• Exercise prompt: Look at the data below and print exactly the lines from its first line through the line with "import numpy as np"; the pictures stay out of the copy.

• Given material:
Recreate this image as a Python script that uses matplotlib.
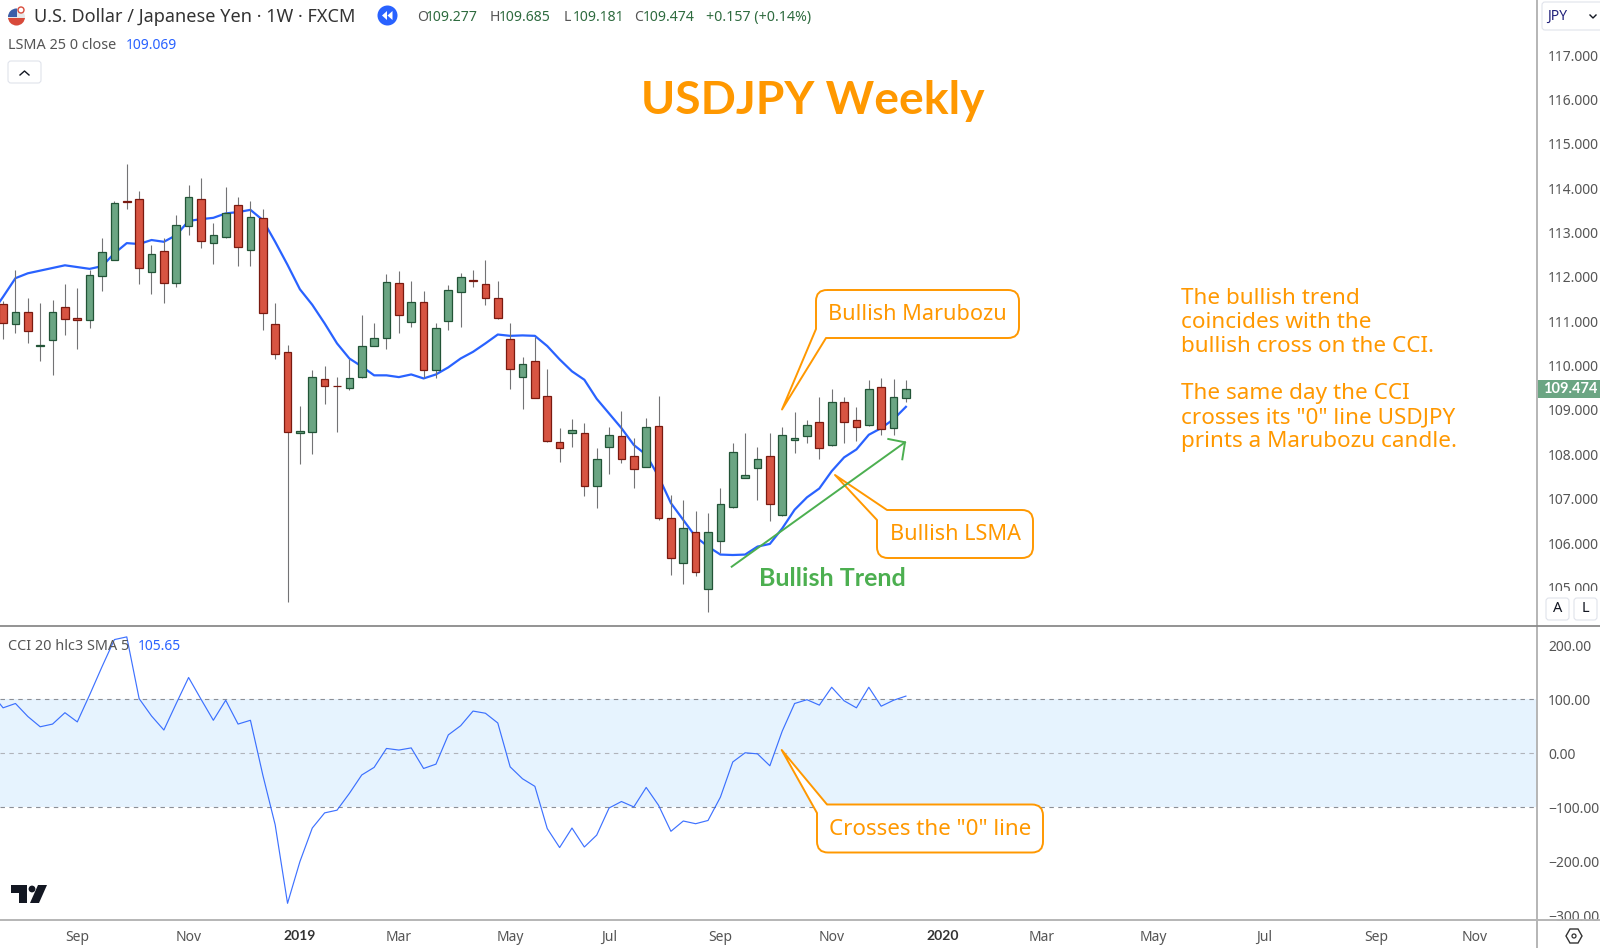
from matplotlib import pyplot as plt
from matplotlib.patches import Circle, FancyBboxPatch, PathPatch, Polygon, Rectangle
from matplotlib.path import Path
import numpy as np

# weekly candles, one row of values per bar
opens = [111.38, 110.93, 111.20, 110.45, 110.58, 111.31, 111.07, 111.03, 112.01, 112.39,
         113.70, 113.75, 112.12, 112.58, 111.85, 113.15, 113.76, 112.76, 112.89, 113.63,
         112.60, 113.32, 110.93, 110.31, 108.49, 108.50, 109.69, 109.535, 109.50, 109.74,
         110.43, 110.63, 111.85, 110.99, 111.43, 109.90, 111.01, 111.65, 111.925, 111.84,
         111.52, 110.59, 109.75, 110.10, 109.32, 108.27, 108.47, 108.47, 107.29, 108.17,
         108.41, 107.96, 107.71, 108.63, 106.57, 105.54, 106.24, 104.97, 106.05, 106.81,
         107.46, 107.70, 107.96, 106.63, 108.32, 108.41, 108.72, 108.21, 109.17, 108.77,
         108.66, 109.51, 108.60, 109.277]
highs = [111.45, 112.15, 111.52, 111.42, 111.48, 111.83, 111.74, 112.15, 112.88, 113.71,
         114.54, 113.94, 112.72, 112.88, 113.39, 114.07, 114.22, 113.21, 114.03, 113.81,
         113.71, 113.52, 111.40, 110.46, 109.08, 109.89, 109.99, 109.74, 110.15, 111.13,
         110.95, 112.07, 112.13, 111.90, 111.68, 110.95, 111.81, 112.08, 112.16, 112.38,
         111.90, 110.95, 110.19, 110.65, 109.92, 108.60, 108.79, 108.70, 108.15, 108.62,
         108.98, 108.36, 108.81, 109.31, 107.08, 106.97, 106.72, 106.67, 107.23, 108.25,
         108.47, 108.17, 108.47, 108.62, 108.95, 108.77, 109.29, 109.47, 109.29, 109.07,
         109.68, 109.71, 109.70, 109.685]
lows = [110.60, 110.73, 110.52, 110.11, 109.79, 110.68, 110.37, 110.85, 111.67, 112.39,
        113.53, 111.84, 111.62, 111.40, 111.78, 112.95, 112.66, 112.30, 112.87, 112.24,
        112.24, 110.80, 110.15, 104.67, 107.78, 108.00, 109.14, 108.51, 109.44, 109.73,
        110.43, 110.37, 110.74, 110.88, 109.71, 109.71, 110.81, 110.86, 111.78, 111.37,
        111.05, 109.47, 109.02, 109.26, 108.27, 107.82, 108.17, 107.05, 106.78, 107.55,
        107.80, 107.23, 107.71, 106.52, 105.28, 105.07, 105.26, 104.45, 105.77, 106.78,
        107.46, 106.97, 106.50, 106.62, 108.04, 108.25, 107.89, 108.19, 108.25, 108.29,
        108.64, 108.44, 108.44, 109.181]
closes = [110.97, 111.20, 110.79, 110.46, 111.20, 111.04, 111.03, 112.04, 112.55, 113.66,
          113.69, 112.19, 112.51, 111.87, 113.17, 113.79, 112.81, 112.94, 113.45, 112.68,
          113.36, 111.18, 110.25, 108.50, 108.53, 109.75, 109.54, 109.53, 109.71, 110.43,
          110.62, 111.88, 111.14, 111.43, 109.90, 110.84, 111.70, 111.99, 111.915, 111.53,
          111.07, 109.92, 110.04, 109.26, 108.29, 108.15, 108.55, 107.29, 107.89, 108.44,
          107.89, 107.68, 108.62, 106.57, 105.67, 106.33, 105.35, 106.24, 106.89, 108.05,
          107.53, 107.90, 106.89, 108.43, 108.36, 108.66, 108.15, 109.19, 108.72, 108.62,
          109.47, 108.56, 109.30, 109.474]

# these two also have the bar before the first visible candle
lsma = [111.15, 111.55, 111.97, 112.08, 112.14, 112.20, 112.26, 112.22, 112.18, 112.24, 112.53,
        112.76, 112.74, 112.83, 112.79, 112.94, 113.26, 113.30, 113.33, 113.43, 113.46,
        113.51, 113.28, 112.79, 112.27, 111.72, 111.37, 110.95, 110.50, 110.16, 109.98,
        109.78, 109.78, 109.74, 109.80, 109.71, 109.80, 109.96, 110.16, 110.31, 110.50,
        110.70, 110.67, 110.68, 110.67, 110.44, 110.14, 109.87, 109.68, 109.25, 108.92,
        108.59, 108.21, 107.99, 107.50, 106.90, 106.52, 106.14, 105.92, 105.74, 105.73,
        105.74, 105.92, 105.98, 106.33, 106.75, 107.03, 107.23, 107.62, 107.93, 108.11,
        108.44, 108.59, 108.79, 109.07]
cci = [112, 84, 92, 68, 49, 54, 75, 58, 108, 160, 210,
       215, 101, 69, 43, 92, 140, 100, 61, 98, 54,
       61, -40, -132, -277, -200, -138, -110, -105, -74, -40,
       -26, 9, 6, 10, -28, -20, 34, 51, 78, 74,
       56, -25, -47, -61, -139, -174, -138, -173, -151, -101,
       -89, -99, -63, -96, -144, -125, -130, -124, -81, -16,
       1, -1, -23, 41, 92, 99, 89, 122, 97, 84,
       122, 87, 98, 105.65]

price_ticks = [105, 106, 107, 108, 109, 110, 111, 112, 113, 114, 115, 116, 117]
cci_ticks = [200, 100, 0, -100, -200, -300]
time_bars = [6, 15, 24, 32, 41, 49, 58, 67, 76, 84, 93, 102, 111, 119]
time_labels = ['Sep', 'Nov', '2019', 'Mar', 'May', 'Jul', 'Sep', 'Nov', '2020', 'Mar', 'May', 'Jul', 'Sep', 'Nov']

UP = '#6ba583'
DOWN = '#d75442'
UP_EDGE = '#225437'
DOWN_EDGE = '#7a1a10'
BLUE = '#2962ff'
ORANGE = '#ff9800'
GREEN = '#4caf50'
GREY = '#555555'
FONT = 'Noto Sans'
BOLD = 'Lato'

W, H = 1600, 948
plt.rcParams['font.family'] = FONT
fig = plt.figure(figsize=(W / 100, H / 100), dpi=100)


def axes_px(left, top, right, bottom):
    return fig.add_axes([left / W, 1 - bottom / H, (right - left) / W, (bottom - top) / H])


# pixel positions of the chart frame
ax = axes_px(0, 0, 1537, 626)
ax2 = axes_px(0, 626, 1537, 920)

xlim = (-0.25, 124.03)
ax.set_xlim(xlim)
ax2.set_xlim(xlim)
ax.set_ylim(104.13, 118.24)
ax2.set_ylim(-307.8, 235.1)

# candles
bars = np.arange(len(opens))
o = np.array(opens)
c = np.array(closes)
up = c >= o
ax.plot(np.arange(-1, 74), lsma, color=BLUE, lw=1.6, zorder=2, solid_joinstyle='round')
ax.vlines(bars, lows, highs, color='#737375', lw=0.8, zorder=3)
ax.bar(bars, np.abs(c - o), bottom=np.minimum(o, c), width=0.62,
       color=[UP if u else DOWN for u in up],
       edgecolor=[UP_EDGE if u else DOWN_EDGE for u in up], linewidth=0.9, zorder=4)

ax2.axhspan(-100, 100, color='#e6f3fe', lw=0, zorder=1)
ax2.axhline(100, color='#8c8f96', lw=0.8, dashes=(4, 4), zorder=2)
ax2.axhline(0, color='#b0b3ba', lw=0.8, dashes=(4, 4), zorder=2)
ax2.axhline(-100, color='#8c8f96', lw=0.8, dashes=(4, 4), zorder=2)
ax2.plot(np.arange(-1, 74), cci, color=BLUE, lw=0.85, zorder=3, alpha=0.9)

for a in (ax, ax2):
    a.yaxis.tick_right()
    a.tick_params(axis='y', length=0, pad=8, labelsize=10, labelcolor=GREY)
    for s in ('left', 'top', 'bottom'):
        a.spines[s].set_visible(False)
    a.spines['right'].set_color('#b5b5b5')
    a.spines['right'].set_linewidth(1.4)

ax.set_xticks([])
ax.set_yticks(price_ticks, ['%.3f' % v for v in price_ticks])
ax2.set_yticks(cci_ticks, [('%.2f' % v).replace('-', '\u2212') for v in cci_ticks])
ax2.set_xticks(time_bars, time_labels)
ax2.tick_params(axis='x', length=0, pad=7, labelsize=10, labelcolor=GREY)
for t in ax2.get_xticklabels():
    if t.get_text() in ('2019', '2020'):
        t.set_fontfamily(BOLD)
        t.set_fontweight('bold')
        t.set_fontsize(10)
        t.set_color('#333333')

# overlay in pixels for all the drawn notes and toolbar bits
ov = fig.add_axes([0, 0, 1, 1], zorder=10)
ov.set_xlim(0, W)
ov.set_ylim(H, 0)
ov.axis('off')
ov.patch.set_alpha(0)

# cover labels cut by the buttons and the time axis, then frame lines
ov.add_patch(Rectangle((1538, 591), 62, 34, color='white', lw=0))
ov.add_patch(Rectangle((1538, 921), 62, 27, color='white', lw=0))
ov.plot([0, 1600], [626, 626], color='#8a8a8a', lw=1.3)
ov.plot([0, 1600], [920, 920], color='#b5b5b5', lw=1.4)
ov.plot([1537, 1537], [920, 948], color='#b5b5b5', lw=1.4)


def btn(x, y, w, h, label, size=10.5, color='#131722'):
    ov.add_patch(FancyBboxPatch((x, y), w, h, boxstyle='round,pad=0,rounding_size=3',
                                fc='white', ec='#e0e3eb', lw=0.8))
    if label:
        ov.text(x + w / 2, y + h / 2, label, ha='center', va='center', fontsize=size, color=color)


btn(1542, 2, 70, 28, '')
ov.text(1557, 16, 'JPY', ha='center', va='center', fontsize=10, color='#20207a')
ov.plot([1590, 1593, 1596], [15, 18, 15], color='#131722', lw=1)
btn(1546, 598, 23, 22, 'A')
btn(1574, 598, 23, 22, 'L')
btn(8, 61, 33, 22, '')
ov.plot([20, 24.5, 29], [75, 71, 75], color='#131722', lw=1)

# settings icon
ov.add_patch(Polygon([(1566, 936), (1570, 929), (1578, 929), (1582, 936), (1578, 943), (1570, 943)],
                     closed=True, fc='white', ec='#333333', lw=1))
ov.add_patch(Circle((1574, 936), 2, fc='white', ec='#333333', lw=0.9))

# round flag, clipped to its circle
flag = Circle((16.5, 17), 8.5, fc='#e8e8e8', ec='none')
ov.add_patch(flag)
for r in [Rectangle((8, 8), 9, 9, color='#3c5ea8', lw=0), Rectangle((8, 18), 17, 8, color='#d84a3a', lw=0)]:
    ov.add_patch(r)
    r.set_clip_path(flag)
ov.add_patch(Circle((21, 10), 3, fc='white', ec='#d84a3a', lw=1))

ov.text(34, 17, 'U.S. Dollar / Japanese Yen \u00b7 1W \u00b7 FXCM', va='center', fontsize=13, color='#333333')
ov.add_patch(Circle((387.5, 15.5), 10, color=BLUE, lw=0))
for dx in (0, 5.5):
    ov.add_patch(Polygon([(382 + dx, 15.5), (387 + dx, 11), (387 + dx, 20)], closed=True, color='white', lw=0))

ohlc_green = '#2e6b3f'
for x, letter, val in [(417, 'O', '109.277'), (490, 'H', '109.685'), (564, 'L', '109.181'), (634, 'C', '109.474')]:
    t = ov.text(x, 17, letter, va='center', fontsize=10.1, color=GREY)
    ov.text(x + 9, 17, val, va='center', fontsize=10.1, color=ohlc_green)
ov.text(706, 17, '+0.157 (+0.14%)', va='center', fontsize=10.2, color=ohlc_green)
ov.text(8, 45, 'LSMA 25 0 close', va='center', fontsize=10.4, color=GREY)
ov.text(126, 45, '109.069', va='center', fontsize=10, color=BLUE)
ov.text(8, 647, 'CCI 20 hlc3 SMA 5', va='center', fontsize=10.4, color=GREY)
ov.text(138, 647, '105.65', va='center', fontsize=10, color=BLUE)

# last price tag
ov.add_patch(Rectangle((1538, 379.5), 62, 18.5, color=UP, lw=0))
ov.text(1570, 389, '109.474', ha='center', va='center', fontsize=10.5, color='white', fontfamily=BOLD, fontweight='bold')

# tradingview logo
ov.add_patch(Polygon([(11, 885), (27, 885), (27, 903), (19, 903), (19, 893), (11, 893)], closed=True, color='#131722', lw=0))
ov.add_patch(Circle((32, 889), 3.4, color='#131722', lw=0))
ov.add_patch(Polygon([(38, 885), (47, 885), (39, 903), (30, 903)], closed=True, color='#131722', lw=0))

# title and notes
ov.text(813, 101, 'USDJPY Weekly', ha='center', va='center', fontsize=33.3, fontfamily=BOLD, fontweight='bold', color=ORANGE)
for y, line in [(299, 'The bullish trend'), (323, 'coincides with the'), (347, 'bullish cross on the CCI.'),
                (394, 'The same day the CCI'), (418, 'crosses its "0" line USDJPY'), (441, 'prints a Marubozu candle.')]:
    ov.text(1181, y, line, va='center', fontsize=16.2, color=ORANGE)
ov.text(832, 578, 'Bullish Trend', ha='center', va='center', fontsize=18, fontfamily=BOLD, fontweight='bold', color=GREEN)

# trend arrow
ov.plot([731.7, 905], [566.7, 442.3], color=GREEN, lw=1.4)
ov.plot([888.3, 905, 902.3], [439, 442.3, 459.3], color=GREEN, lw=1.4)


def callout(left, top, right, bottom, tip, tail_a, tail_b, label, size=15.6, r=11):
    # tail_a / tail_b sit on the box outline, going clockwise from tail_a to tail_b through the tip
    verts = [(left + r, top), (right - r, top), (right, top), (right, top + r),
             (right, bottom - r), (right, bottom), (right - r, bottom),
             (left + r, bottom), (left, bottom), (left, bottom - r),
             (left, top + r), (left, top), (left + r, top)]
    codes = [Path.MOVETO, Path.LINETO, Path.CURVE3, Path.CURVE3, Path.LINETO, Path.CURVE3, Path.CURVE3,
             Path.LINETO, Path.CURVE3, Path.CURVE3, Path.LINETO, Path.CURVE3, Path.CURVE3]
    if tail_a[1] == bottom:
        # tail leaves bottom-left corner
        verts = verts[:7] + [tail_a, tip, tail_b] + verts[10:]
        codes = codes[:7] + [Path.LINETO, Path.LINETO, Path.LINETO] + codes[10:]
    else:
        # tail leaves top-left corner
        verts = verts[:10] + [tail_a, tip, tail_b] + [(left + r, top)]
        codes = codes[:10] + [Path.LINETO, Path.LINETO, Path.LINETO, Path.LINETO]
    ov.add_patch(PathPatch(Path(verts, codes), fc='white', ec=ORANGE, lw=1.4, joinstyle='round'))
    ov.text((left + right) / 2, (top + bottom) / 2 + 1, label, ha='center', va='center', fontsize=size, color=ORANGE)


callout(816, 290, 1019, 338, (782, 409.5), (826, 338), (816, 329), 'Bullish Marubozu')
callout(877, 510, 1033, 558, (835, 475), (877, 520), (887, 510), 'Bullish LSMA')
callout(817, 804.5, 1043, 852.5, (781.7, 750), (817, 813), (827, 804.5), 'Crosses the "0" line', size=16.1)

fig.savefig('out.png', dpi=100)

• Exercise answer:
Recreate this image as a Python script that uses matplotlib.
from matplotlib import pyplot as plt
from matplotlib.patches import Circle, FancyBboxPatch, PathPatch, Polygon, Rectangle
from matplotlib.path import Path
import numpy as np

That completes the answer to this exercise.